Goal of the exercise ▸ Work out how many lines of the listing hold the string "code", then answer with that number and nothing else.

Material provided ▸
+-------+

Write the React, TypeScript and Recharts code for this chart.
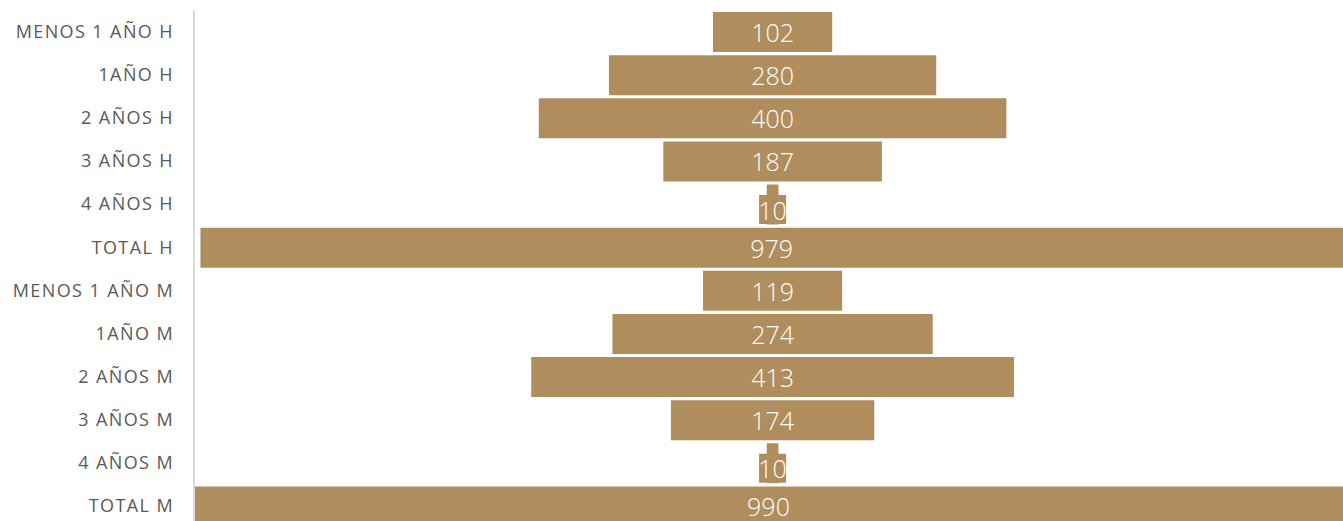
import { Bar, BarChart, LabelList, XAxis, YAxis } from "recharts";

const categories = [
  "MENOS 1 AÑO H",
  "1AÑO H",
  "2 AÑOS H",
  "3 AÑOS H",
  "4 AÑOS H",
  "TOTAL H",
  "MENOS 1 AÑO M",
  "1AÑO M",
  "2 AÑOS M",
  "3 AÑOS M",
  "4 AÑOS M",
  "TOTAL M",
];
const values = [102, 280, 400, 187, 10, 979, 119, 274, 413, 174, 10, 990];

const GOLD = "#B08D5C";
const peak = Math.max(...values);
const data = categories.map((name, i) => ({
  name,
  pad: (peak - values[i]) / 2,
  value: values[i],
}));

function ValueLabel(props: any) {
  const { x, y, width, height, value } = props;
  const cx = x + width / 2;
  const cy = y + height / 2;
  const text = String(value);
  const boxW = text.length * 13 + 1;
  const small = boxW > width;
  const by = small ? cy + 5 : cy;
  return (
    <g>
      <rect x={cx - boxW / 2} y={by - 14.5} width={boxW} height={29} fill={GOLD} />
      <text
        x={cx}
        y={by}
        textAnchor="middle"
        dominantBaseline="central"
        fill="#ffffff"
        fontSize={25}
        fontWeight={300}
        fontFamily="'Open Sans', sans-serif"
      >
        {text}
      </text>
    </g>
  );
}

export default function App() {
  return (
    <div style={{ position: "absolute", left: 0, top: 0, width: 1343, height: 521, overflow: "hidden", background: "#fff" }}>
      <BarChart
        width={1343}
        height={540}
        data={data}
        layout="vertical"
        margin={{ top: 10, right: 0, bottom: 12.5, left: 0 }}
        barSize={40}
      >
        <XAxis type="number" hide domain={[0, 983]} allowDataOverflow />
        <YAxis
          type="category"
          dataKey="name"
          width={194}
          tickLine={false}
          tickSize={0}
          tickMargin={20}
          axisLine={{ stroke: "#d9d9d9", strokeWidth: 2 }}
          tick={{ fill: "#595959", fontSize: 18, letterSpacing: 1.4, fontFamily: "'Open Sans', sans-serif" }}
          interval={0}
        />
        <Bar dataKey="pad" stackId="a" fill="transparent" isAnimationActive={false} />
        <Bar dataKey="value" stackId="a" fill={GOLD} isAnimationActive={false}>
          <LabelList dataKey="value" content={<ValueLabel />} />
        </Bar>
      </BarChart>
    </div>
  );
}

+-------+

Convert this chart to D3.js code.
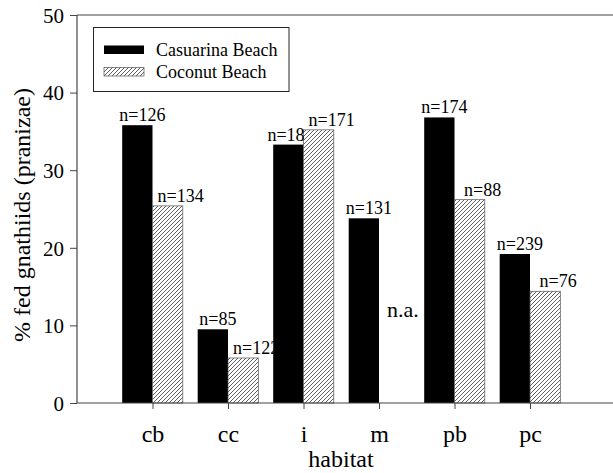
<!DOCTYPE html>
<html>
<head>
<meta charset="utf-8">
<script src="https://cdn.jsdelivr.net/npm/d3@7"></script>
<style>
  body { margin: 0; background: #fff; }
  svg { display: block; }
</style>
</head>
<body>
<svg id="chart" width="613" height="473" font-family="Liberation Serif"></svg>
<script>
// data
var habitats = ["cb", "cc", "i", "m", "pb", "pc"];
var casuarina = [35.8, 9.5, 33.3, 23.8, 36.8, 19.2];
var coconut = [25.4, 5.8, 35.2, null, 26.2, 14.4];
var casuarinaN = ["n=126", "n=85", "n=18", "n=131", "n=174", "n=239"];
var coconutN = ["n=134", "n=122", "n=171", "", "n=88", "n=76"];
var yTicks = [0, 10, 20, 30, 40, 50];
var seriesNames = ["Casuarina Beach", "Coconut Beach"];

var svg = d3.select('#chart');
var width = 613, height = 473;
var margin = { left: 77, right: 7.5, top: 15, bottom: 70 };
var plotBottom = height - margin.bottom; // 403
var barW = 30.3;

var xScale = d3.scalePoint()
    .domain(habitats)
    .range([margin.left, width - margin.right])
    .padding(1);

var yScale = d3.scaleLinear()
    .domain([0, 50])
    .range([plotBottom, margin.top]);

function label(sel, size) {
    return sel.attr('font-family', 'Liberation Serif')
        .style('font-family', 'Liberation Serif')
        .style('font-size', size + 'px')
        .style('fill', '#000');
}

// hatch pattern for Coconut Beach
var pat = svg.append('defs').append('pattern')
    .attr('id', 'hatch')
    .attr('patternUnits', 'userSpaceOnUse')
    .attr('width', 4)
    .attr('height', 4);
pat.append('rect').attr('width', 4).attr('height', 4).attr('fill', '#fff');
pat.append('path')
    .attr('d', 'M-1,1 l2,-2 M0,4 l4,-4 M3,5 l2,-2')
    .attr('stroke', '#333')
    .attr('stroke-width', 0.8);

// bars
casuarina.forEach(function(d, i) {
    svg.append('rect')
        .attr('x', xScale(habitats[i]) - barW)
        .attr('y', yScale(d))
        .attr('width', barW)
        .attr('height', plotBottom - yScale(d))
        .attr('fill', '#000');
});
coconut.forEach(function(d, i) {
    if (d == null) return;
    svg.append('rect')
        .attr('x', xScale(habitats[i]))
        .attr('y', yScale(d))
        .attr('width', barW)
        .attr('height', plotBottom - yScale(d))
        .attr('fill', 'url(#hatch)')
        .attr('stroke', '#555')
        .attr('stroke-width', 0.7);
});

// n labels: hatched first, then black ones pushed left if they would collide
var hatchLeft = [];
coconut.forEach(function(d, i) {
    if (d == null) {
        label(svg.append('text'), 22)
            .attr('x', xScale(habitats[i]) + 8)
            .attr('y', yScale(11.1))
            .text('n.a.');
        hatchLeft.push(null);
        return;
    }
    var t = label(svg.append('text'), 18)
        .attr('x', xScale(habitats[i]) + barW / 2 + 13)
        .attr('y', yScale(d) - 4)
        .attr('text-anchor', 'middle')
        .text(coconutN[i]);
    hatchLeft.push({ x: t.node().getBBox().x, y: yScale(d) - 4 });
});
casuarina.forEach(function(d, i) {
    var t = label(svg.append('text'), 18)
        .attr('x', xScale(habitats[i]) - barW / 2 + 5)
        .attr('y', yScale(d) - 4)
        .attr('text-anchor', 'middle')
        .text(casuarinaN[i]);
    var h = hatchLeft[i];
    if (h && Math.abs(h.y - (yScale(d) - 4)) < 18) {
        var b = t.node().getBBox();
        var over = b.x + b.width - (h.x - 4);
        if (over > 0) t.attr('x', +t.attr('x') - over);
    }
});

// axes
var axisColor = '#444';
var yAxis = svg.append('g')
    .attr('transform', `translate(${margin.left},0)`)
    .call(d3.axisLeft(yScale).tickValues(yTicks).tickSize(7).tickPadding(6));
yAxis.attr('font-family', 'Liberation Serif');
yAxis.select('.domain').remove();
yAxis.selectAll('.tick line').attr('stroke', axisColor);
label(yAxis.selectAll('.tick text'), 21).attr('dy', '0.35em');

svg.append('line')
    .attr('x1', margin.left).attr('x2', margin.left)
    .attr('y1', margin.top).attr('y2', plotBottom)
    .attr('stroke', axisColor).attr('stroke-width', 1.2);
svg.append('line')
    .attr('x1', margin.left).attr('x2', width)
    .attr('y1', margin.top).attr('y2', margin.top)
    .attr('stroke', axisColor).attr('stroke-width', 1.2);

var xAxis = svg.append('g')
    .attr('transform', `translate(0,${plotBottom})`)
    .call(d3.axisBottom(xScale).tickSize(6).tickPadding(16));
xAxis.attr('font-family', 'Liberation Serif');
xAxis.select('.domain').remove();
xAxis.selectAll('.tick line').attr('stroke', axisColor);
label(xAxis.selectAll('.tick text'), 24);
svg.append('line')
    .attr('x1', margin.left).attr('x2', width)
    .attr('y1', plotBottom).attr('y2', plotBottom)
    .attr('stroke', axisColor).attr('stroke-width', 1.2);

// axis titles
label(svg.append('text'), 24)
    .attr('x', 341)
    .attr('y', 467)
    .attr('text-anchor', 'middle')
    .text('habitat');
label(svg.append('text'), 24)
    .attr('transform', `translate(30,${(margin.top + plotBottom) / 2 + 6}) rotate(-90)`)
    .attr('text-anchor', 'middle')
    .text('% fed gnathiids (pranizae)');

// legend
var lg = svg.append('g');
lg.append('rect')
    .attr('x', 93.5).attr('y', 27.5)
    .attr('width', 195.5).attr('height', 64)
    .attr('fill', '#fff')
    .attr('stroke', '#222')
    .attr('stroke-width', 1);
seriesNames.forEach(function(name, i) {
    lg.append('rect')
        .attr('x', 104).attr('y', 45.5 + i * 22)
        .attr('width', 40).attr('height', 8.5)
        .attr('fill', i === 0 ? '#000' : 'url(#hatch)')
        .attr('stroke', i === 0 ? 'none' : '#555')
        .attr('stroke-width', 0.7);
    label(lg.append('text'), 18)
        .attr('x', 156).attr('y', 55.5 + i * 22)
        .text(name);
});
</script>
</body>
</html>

+-------+

Complete answer ▸ 2